In some embodiments, the first fitting may be configured in an L
shape, where the planar section and the connecting section are
respectively constructed to be one of two arms in the L shape.
In some embodiments, the first fitting may be a metal member or a
fiberglass reinforced plastic member. For example, the first
fitting may be an aluminum sheet stamped member or a cast aluminum
member.
In some embodiments, the end plate may be made of glass fiber
reinforced plastic. Other plastic materials suitable for machining,
which may also be considered, may be thermoplastic plastics, and
may also be thermosetting plastics.
In some embodiments, the end plate may have a peripheral wall.
In some embodiments, the peripheral wall may have a notch, and the
connecting section of the first fitting is disposed in the
notch.
In some embodiments, the end plate may have a circular contour or a
rectangular contour.
In some embodiments, the end plate assembly may include the
mounting bracket.
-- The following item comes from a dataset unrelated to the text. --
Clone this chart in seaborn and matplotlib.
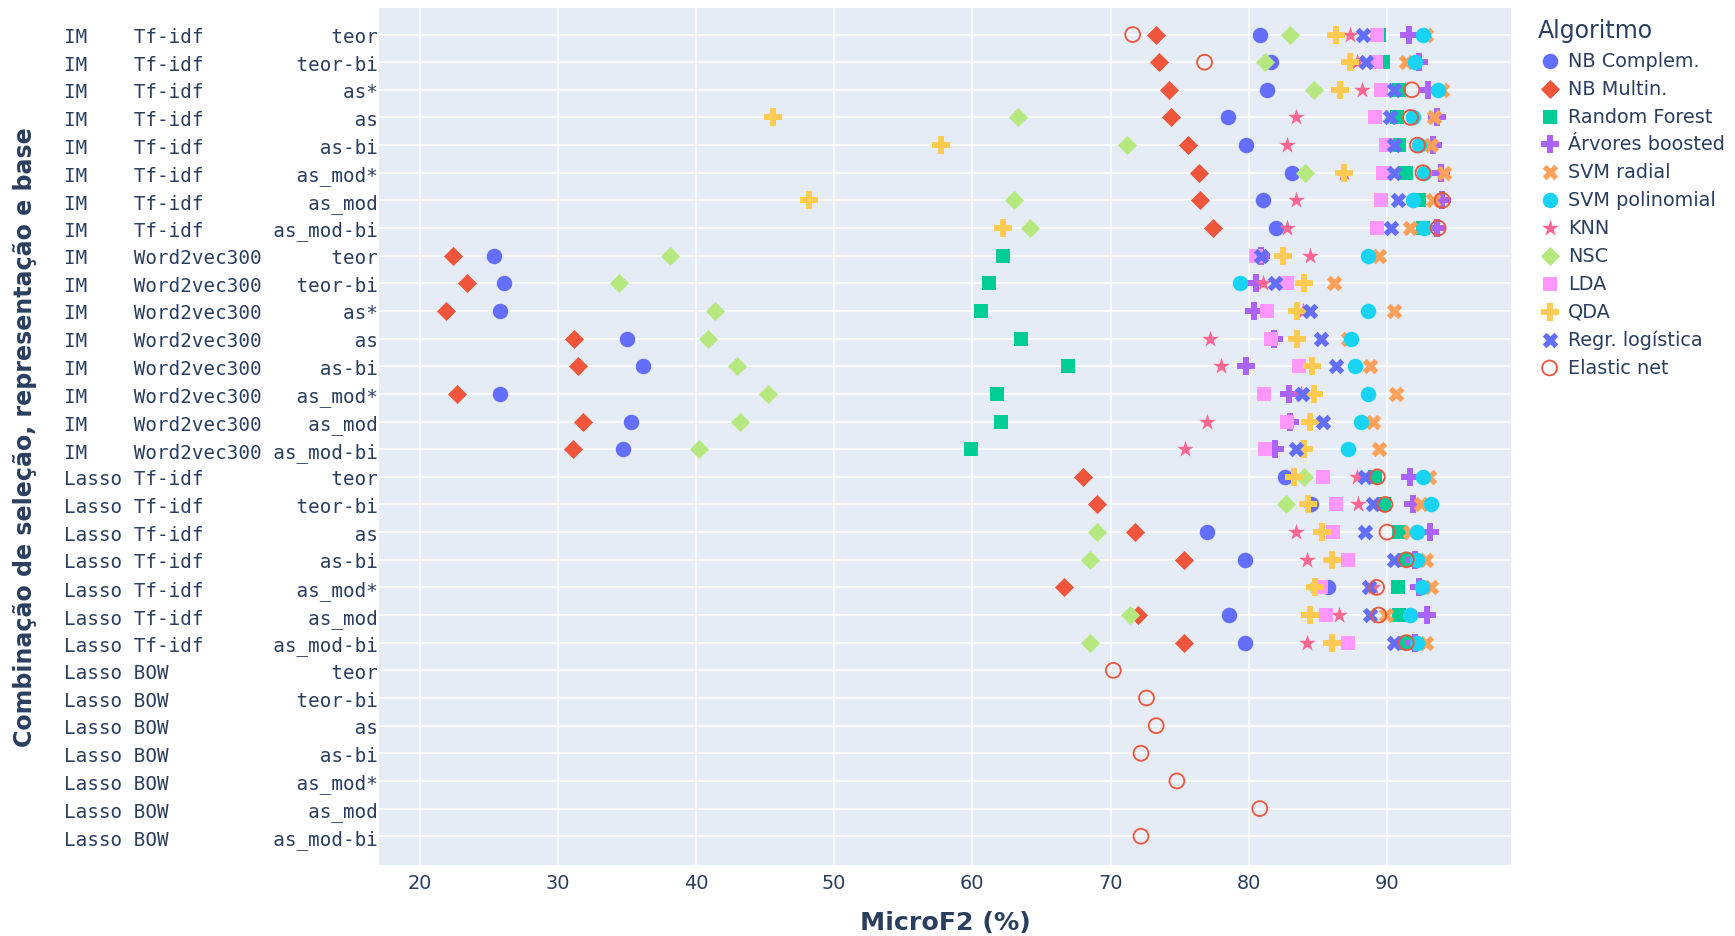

The mounting bracket may be a component of the
end plate assembly, and may also not be a component of the end
plate assembly and thus may be mounted on the end plate assembly in
an ex post manner.
In some embodiments, the mounting bracket may be made of metal,
ceramic or fiberglass reinforced plastic.
In some embodiments, the first connecting element may be a screw.
As an alternative, a rivet, an expansion plug, a snap-fit element,
and the like may also be considered.
In some embodiments, the planar section of the first fitting may
have a through hole, and the mounting bracket may have a hole with
an internal thread, wherein the screw may be configured to pass
through the through hole of the first fitting and the first through
hole of the end plate and engage the internal thread of the hole of
the mounting bracket.
In some embodiments, the end plate may have a second through hole
machined in the molded member, wherein the second through hole is
configured to receive an electrical connector.
In some embodiments, the end plate assembly may include the
electrical connector received in the second through hole. The
electrical connector may or may not be a component of the end plate
assembly.
In some embodiments, the end plate may have a third through hole
machined in the molded member and adjacent to the second through
hole, where the third through hole is configured to receive a
second connecting element for the electrical connector.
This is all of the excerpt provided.